Problem to solve
Retype every line from the start of the entries below down to the line with "ax.axhline(0.3, color='#a0a0a0', lw=1.0, zorder=1.6)", both ends included; skip the pictures.
* start Data excerpts *
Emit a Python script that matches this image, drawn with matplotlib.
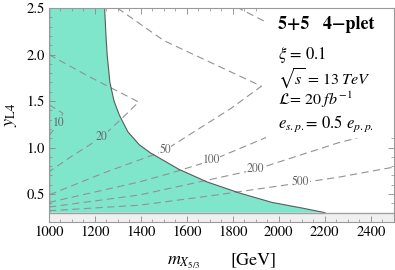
import numpy as np
import matplotlib
matplotlib.use("Agg")
import matplotlib.pyplot as plt
from matplotlib.patches import Rectangle
from matplotlib.ticker import MultipleLocator

plt.rcParams['font.family'] = ['STIXGeneral', 'DejaVu Serif']
plt.rcParams['mathtext.fontset'] = 'stix'

# excluded region boundary (x = m_X5/3 in GeV, y = y_L4)
bound_x = [1242, 1248, 1253, 1265, 1283, 1306, 1343, 1393, 1440, 1566, 1688, 1830, 1970, 2100, 2200]
bound_y = [2.50, 2.20, 2.00, 1.70, 1.50, 1.35, 1.17, 1.03, 0.945, 0.765, 0.63, 0.51, 0.41, 0.35, 0.30]

# dashed contours
c10_x = [1000, 1060, 1043, 1000]
c10_y = [1.46, 1.37, 1.26, 1.13]
c20_x = [1000, 1177, 1390, 1320, 1229, 1101, 1000]
c20_y = [2.00, 1.76, 1.49, 1.32, 1.11, 0.91, 0.74]
c50_x = [1298, 1500, 1924, 1791, 1644, 1497, 1241, 1000]
c50_y = [2.50, 2.15, 1.66, 1.42, 1.19, 0.96, 0.73, 0.49]
c100_x = [1000, 1393, 1523, 1700, 1946, 2300, 1825]
c100_y = [0.41, 0.63, 0.72, 0.855, 1.11, 1.90, 2.50]
c200_x = [1000, 1393, 1523, 1894, 2257, 2335, 2500]
c200_y = [0.36, 0.49, 0.56, 0.76, 1.05, 1.10, 1.25]
c500_x = [1000, 1393, 1700, 2093, 2257, 2500]
c500_y = [0.32, 0.38, 0.48, 0.62, 0.68, 0.79]

contour_labels = ['10', '20', '50', '100', '200', '500']
label_x = [1043, 1229, 1505, 1705, 1897, 2095]
label_y = [1.26, 1.11, 0.97, 0.86, 0.765, 0.625]

teal = '#7fe6cc'

fig = plt.figure(figsize=(3.95, 2.7), dpi=100)
ax = fig.add_axes([0.124, 0.178, 0.873, 0.792])

# excluded region
poly_x = [1000, 1000] + bound_x
poly_y = [0.3, 2.5] + bound_y
ax.fill(poly_x, poly_y, color=teal, lw=0, zorder=1)
ax.plot(bound_x, bound_y, color='#5a5a5a', lw=0.8, zorder=1.6)
ax.plot([1000, 1000], [0.3, 2.5], color='#5a5a5a', lw=0.9, zorder=1.6)

# bottom band
ax.axhspan(0.2, 0.3, color='#f0f0f0', lw=0, zorder=1)
ax.axhline(0.3, color='#a0a0a0', lw=1.0, zorder=1.6)

for cx, cy in [(c10_x, c10_y), (c20_x, c20_y), (c50_x, c50_y),
               (c100_x, c100_y), (c200_x, c200_y), (c500_x, c500_y)]:
    ax.plot(cx, cy, color='#929292', lw=0.8, dashes=(6.5, 4), zorder=1.5)

for lab, lx, ly in zip(contour_labels, label_x, label_y):
    inside = lab in ('10', '20')
    ax.text(lx, ly, lab, fontsize=8.5, color='#666666', ha='center', va='center',
            zorder=2.2,
            bbox=dict(boxstyle='square,pad=0.05', fc=teal if inside else 'white', ec='none'))

# white area behind the text block
ax.add_patch(Rectangle((1945, 1.10), 555, 1.4, facecolor='white', edgecolor='none', zorder=2))

ax.set_xlim(1000, 2500)
ax.set_ylim(0.2, 2.5)
ax.xaxis.set_major_locator(MultipleLocator(200))
ax.xaxis.set_minor_locator(MultipleLocator(50))
ax.yaxis.set_minor_locator(MultipleLocator(0.1))
ax.set_yticks([0.5, 1.0, 1.5, 2.0, 2.5])
ax.set_yticklabels(['0.5', '1.0', '1.5', '2.0', '2.5'])
ax.tick_params(which='both', direction='in', top=True, right=True, color='#888888',
               labelsize=10.5, pad=3)
ax.tick_params(which='major', length=4, width=0.6)
ax.tick_params(which='minor', length=2.2, width=0.5)
for s in ax.spines.values():
    s.set_color('#999999')
    s.set_linewidth(0.8)

# axis labels
fig.text(167 / 395, 0.02, r'$m_{X_{5/3}}$', fontsize=13, ha='left', va='baseline')
fig.text(230 / 395, 0.02, '[GeV]', fontsize=13, ha='left', va='baseline')
fig.text(0.028, 0.574, r'$y_{\rm L4}$', fontsize=13, rotation=90, ha='center', va='center')

# info block
tx = 0.665
ax.text(tx, 0.902, '5+5   4\u2212plet', transform=ax.transAxes, fontsize=13,
        fontweight='bold', ha='left', va='baseline', zorder=5)
ax.text(tx, 0.762, r'$\xi$ = 0.1', transform=ax.transAxes, fontsize=12,
        ha='left', va='baseline', zorder=5)
ax.text(tx, 0.640, r'$\sqrt{s}$ = $\mathit{13\ TeV}$', transform=ax.transAxes, fontsize=11.5,
        ha='left', va='baseline', zorder=5)
ax.text(tx, 0.548, r'$\mathcal{L}$= $\mathit{20\ fb}^{-1}$', transform=ax.transAxes, fontsize=11.5,
        ha='left', va='baseline', zorder=5)
ax.text(tx, 0.439, r'$e_{s.p.}$= 0.5 $e_{p.p.}$', transform=ax.transAxes, fontsize=12,
        ha='left', va='baseline', zorder=5)

fig.savefig('out.png', dpi=100)
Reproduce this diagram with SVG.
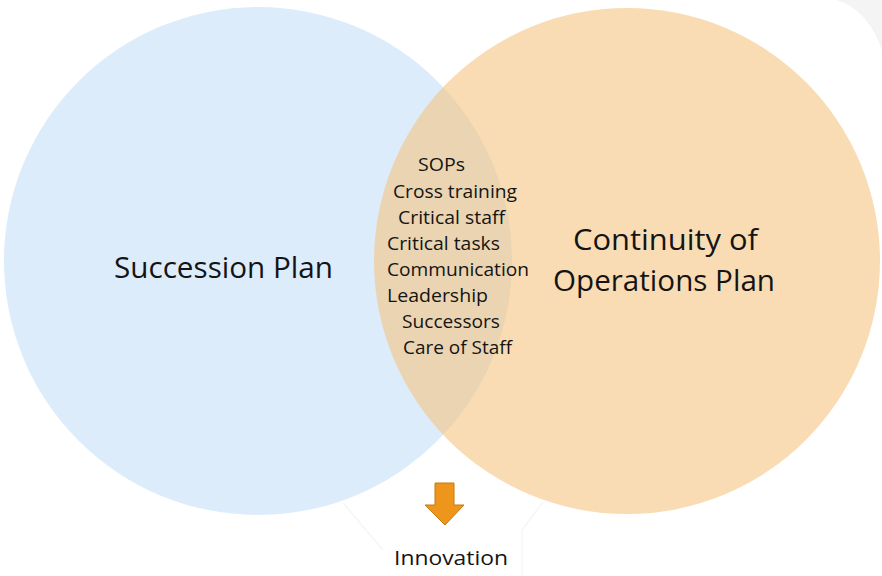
<svg xmlns="http://www.w3.org/2000/svg" width="882" height="576" viewBox="0 0 882 576">
  <style>
    .lbl { font-family: "Open Sans", "Noto Sans", "Liberation Sans", sans-serif; fill: #141414; }
    .big { font-size: 29px; }
    .item { font-size: 18px; }
    .small { font-size: 20px; }
  </style>
  <rect width="882" height="576" fill="#ffffff"/>
  <!-- faint background frame -->
  <g id="backdrop" fill="none" stroke="#f6f6f6" stroke-width="1.5">
    <path d="M837,0 Q868,10 882,50 L882,0 Z" fill="#f4f4f4" stroke="none"/>
    <path d="M343,503 L383,550"/>
    <path d="M543,502 L522,530 L522,576"/>
  </g>
  <g id="succession">
    <circle cx="258" cy="261" r="254" fill="#ddecfb"/>
  </g>
  <g id="continuity">
    <circle cx="627" cy="261" r="253" fill="#f5c580" fill-opacity="0.6"/>
  </g>
  <g id="labels" class="lbl">
    <text class="big" x="114" y="278" textLength="219" lengthAdjust="spacingAndGlyphs">Succession Plan</text>
    <text class="big" x="573" y="250" textLength="185" lengthAdjust="spacingAndGlyphs">Continuity of</text>
    <text class="big" x="553" y="291" textLength="222" lengthAdjust="spacingAndGlyphs">Operations Plan</text>
  </g>
  <g id="shared" class="lbl item">
    <text x="418" y="171" textLength="47" lengthAdjust="spacingAndGlyphs">SOPs</text>
    <text x="393" y="198" textLength="124" lengthAdjust="spacingAndGlyphs">Cross training</text>
    <text x="398" y="224" textLength="107" lengthAdjust="spacingAndGlyphs">Critical staff</text>
    <text x="387" y="250" textLength="113" lengthAdjust="spacingAndGlyphs">Critical tasks</text>
    <text x="387" y="276" textLength="142" lengthAdjust="spacingAndGlyphs">Communication</text>
    <text x="387" y="302" textLength="101" lengthAdjust="spacingAndGlyphs">Leadership</text>
    <text x="402" y="328" textLength="98" lengthAdjust="spacingAndGlyphs">Successors</text>
    <text x="403" y="354" textLength="109" lengthAdjust="spacingAndGlyphs">Care of Staff</text>
  </g>
  <g id="connectors">
    <path d="M435,483 H454 V505 H464 L445,525 L425,505 H435 Z" fill="#ee961c" stroke="#c9780e" stroke-width="1"/>
  </g>
  <g id="innovation" class="lbl">
    <text class="small" x="394" y="565" textLength="114" lengthAdjust="spacingAndGlyphs">Innovation</text>
  </g>
</svg>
* end Data excerpts *
Written solution
Emit a Python script that matches this image, drawn with matplotlib.
import numpy as np
import matplotlib
matplotlib.use("Agg")
import matplotlib.pyplot as plt
from matplotlib.patches import Rectangle
from matplotlib.ticker import MultipleLocator

plt.rcParams['font.family'] = ['STIXGeneral', 'DejaVu Serif']
plt.rcParams['mathtext.fontset'] = 'stix'

# excluded region boundary (x = m_X5/3 in GeV, y = y_L4)
bound_x = [1242, 1248, 1253, 1265, 1283, 1306, 1343, 1393, 1440, 1566, 1688, 1830, 1970, 2100, 2200]
bound_y = [2.50, 2.20, 2.00, 1.70, 1.50, 1.35, 1.17, 1.03, 0.945, 0.765, 0.63, 0.51, 0.41, 0.35, 0.30]

# dashed contours
c10_x = [1000, 1060, 1043, 1000]
c10_y = [1.46, 1.37, 1.26, 1.13]
c20_x = [1000, 1177, 1390, 1320, 1229, 1101, 1000]
c20_y = [2.00, 1.76, 1.49, 1.32, 1.11, 0.91, 0.74]
c50_x = [1298, 1500, 1924, 1791, 1644, 1497, 1241, 1000]
c50_y = [2.50, 2.15, 1.66, 1.42, 1.19, 0.96, 0.73, 0.49]
c100_x = [1000, 1393, 1523, 1700, 1946, 2300, 1825]
c100_y = [0.41, 0.63, 0.72, 0.855, 1.11, 1.90, 2.50]
c200_x = [1000, 1393, 1523, 1894, 2257, 2335, 2500]
c200_y = [0.36, 0.49, 0.56, 0.76, 1.05, 1.10, 1.25]
c500_x = [1000, 1393, 1700, 2093, 2257, 2500]
c500_y = [0.32, 0.38, 0.48, 0.62, 0.68, 0.79]

contour_labels = ['10', '20', '50', '100', '200', '500']
label_x = [1043, 1229, 1505, 1705, 1897, 2095]
label_y = [1.26, 1.11, 0.97, 0.86, 0.765, 0.625]

teal = '#7fe6cc'

fig = plt.figure(figsize=(3.95, 2.7), dpi=100)
ax = fig.add_axes([0.124, 0.178, 0.873, 0.792])

# excluded region
poly_x = [1000, 1000] + bound_x
poly_y = [0.3, 2.5] + bound_y
ax.fill(poly_x, poly_y, color=teal, lw=0, zorder=1)
ax.plot(bound_x, bound_y, color='#5a5a5a', lw=0.8, zorder=1.6)
ax.plot([1000, 1000], [0.3, 2.5], color='#5a5a5a', lw=0.9, zorder=1.6)

# bottom band
ax.axhspan(0.2, 0.3, color='#f0f0f0', lw=0, zorder=1)
ax.axhline(0.3, color='#a0a0a0', lw=1.0, zorder=1.6)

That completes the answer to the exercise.